Plasma cutting of aluminum requires a high speed; for processing magnesium and titanium it must be even higher.

If aluminum alloys are 5–20 mm thick, they can be separated using nitrogen or air. With a thickness of 30–160 mm, nitrogen-hydrogen mixtures are more suitable. Argon also guarantees high quality cuts.

For aluminum-magnesium alloys, good processing quality is possible only at extremely high cutting speeds and under the condition that half of the argon mixture is hydrogen.

To cut workpieces made of aluminum-manganese alloys or duralumin and the like with plasma, you can use pure nitrogen, nitrogen plus air, as well as argon mixtures with a small amount of hydrogen.

The main properties of copper and copper alloys are high heat capacity and excellent thermal conductivity. In this regard, the plasma arc during the cutting process must be more powerful than when processing steel workpieces. When choosing a plasma-forming gas for copper separation, it is worth choosing compressed air or nitrogen mixtures with a high content of air or hydrogen. The best option for cutting copper parts of small and medium thickness is the air-plasma method with a current of 350–400 amperes.

For cutting brass products, the same working gases are suitable as for copper, but the processing speed should be 25–30% higher.

Nitrogen and its mixtures with air are also used in plasma cutting of titanium.

It is best to separate parts made from stainless steel and other types of steel using plasma-arc or oxygen-flux cutting methods. If the material thickness is less than 100 mm, the first technology is preferable.

For stainless steel workpieces with a thickness of 50–60 mm, plasma-arc cutting using compressed air or a nitrogen-oxygen mixture is usually used.

If the steel thickness is from 16 to 40 mm, it is better to use a mixture of hydrogen and nitrogen. When steel parts are thick, the oxygen flame cutting method is usually chosen.

When it is necessary to perform plasma arc cutting of low-carbon steels, the thickness of which is approximately 40-50 mm, gases such as oxygen, compressed air or oxygen-containing mixtures are usually used. In addition, this material can be processed using nitrogen or its mixture with hydrogen.

Air plasma cutting makes it possible to obtain a better cut surface than nitrogen. One of the main indicators of quality here is the absence of pores in the edge. In this case, the processing parameters most often fully comply with GOST 14792-69.

Brief information about plasma

Plasma is a gas that is ionized to varying degrees.
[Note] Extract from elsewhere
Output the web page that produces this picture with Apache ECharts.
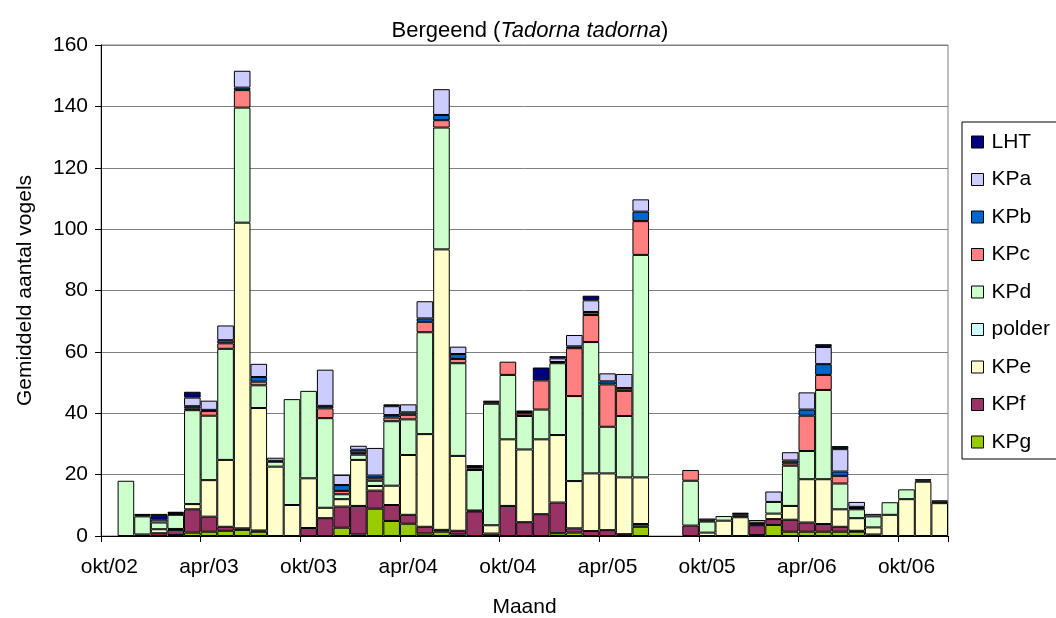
<!DOCTYPE html>
<html>
<head>
<meta charset="utf-8">
<script src="https://cdn.jsdelivr.net/npm/echarts@6/dist/echarts.min.js"></script>
<style>
html,body{margin:0;padding:0;background:#fff;}
#chart{width:1056px;height:618px;}
</style>
</head>
<body>
<div id="chart"></div>
<script>
// Categories (months, Dutch abbreviations)
const months = [
  'okt/02','nov/02','dec/02','jan/03','feb/03','mrt/03','apr/03','mei/03','jun/03','jul/03','aug/03','sep/03',
  'okt/03','nov/03','dec/03','jan/04','feb/04','mrt/04','apr/04','mei/04','jun/04','jul/04','aug/04','sep/04',
  'okt/04','nov/04','dec/04','jan/05','feb/05','mrt/05','apr/05','mei/05','jun/05','jul/05','aug/05','sep/05',
  'okt/05','nov/05','dec/05','jan/06','feb/06','mrt/06','apr/06','mei/06','jun/06','jul/06','aug/06','sep/06',
  'okt/06','nov/06','dec/06'
];

// Series values (average number of birds), one per month
const KPg = [0,0,0,0,0.3,1.1,1.4,1.7,2.0,1.4,0,0,
  0,0,2.7,0.5,8.9,4.9,4.0,0.8,1.4,0.5,0,0,
  0,0,0,0.9,1.1,0,0,0,3.0,0,0,0,
  0,0,0,0.3,3.6,1.4,1.4,1.4,1.4,1.4,0,0,
  0,0,0];
const KPf = [0,0,0.5,0.9,1.7,7.6,4.9,1.3,0.5,0.4,0,0,
  2.6,5.8,6.9,9.3,5.9,5.2,2.9,2.2,0.6,1.2,8.0,0.8,
  9.8,4.5,7.1,10.0,1.4,1.6,1.9,0.6,0.9,0,0,3.4,
  0,0,0,3.2,1.9,3.9,3.0,2.5,1.6,0.3,0.5,0,
  0,0,0];
const KPe = [0,0,0,1.3,0.3,1.7,11.9,21.8,99.6,39.9,22.6,10.1,
  16.2,3.4,2.4,15.0,1.5,6.3,19.5,30.2,91.4,24.4,0.3,2.7,
  21.7,23.7,24.4,22.0,15.4,18.8,18.5,18.5,15.2,0,0,0,
  1.1,5.0,6.1,0,1.8,4.5,14.1,14.6,5.7,4.1,2.3,6.9,
  12.0,17.7,10.7];
const polder = [0,0,0,0,0,0,0,0,0,0,0,0,
  0,0,0,0,0,0,0,0,0,0,0,0,
  0,0,0,0,0,0,0,0,0,0,0,0,
  0,0,0,0,0,0,0,0,0,0,0,0,
  0,0,0];
const KPd = [0,18.0,5.9,2.2,4.6,30.6,21.0,36.2,37.5,7.4,1.6,34.5,
  28.5,29.2,1.6,1.7,1.7,21.0,11.6,33.2,39.7,30.2,13.2,39.6,
  21.0,10.9,9.7,23.4,27.7,42.8,15.2,20.0,72.5,0,0,14.6,
  3.6,1.5,0.5,0.3,3.8,13.1,9.2,29.1,8.4,2.9,3.6,4.1,
  3.2,0.4,0.5];
const KPc = [0,0,0,0,0.3,0.6,1.5,1.8,5.7,1.2,0,0,
  0,3.2,1.1,0.6,0.8,1.2,1.5,3.4,2.4,1.4,0.5,0.5,
  4.3,0.8,9.5,0.4,15.6,8.8,13.8,8.2,11.0,0,0,3.5,
  0,0,0,0,0,0.8,11.5,4.9,2.5,0.4,0,0,
  0,0,0];
const KPb = [0,0,0,0,0.3,0.7,0.4,1.0,0.8,1.5,0.3,0,
  0,0.8,1.9,1.0,0.9,0.8,0.8,1.1,1.7,1.6,0.5,0,
  0,0,0,0,0.6,1.0,1.0,0.9,3.1,0,0,0,
  0.4,0,0,0.5,0,0.9,2.0,3.5,1.4,0.4,0,0,
  0,0,0];
const KPa = [0,0,0.4,0.9,0.4,2.8,3.0,4.8,5.5,4.3,1.0,0,
  0,11.8,3.3,1.3,9.0,2.9,2.6,5.6,8.4,2.4,0,0.5,
  0,0.5,0,1.2,3.7,3.8,2.6,4.6,4.0,0,0,0,
  0.6,0,0.5,0.9,3.4,2.7,5.6,5.6,7.3,1.6,0.8,0,
  0,0.4,0.4];
const LHT = [0,0,0.4,1.9,0,1.9,0,0,0,0,0,0,
  0,0,0,0,0,0.6,0,0,0,0,0.6,0,
  0,0.5,4.2,0.7,0,1.5,0,0,0,0,0,0,
  0,0,0.5,0,0,0,0,0.9,1.0,0,0,0,
  0,0,0];

const yTicks = {min: 0, max: 160, interval: 20};

const font = "'Liberation Sans', Arial, sans-serif";
const fs = 21;
const colors = {
  LHT: '#000080', KPa: '#CCCCFF', KPb: '#0066CC', KPc: '#FF8080', KPd: '#CCFFCC',
  polder: '#CCFFFF', KPe: '#FFFFCC', KPf: '#993366', KPg: '#99CC00'
};
const stackOrder = [
  ['KPg', KPg], ['KPf', KPf], ['KPe', KPe], ['polder', polder], ['KPd', KPd],
  ['KPc', KPc], ['KPb', KPb], ['KPa', KPa], ['LHT', LHT]
];

const series = stackOrder.map(([name, vals]) => ({
  name: name,
  type: 'bar',
  stack: 'total',
  barCategoryGap: '0%',
  data: vals.map(v => v > 0 ? v : '-'),
  itemStyle: {color: colors[name], borderColor: '#000', borderWidth: 1},
  emphasis: {disabled: true},
  animation: false
}));

const chart = echarts.init(document.getElementById('chart'), null, {renderer: 'canvas'});
chart.setOption({
  backgroundColor: '#fff',
  animation: false,
  title: {
    text: '{a|Bergeend (}{b|Tadorna tadorna}{a|)}',
    left: 525, top: 15, textAlign: 'center',
    textStyle: {
      fontWeight: 'normal',
      rich: {
        a: {fontFamily: font, fontSize: 22, color: '#000', fontWeight: 'normal'},
        b: {fontFamily: font, fontSize: 22, color: '#000', fontStyle: 'italic', fontWeight: 'normal'}
      }
    }
  },
  legend: {
    orient: 'vertical',
    left: 962, top: 122,
    data: ['LHT','KPa','KPb','KPc','KPd','polder','KPe','KPf','KPg'],
    itemWidth: 12, itemHeight: 12, itemGap: 16.5,
    padding: [9.5, 40, 6.5, 9],
    borderColor: '#000', borderWidth: 1,
    icon: 'rect',
    textStyle: {fontFamily: font, fontSize: fs, color: '#000', padding: [0,0,0,3]},
    itemStyle: {borderColor: '#000', borderWidth: 1}
  },
  grid: {
    left: 101, right: 108, top: 45, bottom: 82,
    outerBoundsMode: 'none',
    containLabel: false,
    show: true, borderColor: '#808080', borderWidth: 1
  },
  xAxis: {
    type: 'category',
    data: months,
    name: 'Maand',
    nameLocation: 'middle',
    nameGap: 61,
    nameTextStyle: {fontFamily: font, fontSize: fs, color: '#000'},
    axisLine: {lineStyle: {color: '#000', width: 1}},
    axisTick: {show: true, interval: (i) => i % 6 === 0, length: 6, lineStyle: {color: '#000'}},
    axisLabel: {interval: (i) => i % 6 === 0, fontFamily: font, fontSize: fs, color: '#000', margin: 21},
    splitLine: {show: false}
  },
  yAxis: {
    type: 'value',
    min: yTicks.min, max: yTicks.max, interval: yTicks.interval,
    name: 'Gemiddeld aantal vogels',
    nameLocation: 'middle',
    nameGap: 65,
    nameTextStyle: {fontFamily: font, fontSize: fs, color: '#000'},
    axisLine: {show: true, lineStyle: {color: '#000', width: 1}},
    axisTick: {show: true, length: 6, lineStyle: {color: '#000'}},
    axisLabel: {fontFamily: font, fontSize: fs, color: '#000', margin: 13},
    splitLine: {show: true, lineStyle: {color: '#808080', width: 1}}
  },
  series: series
});
</script>
</body>
</html>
Ionization can be complete or partial - even a weakly ionized gas (less than 1% of ionized particles) exhibits some properties of plasma. There are isothermal and gas-discharge plasma, the type of plasma depends on the method of its formation. Isothermal plasma is formed when a gas is heated to a temperature at which the process of thermal ionization of the gas begins. Gas-discharge plasma, in turn, is formed as a consequence of an electric discharge (electric arc) in a gas. The most common example of such a discharge is lightning.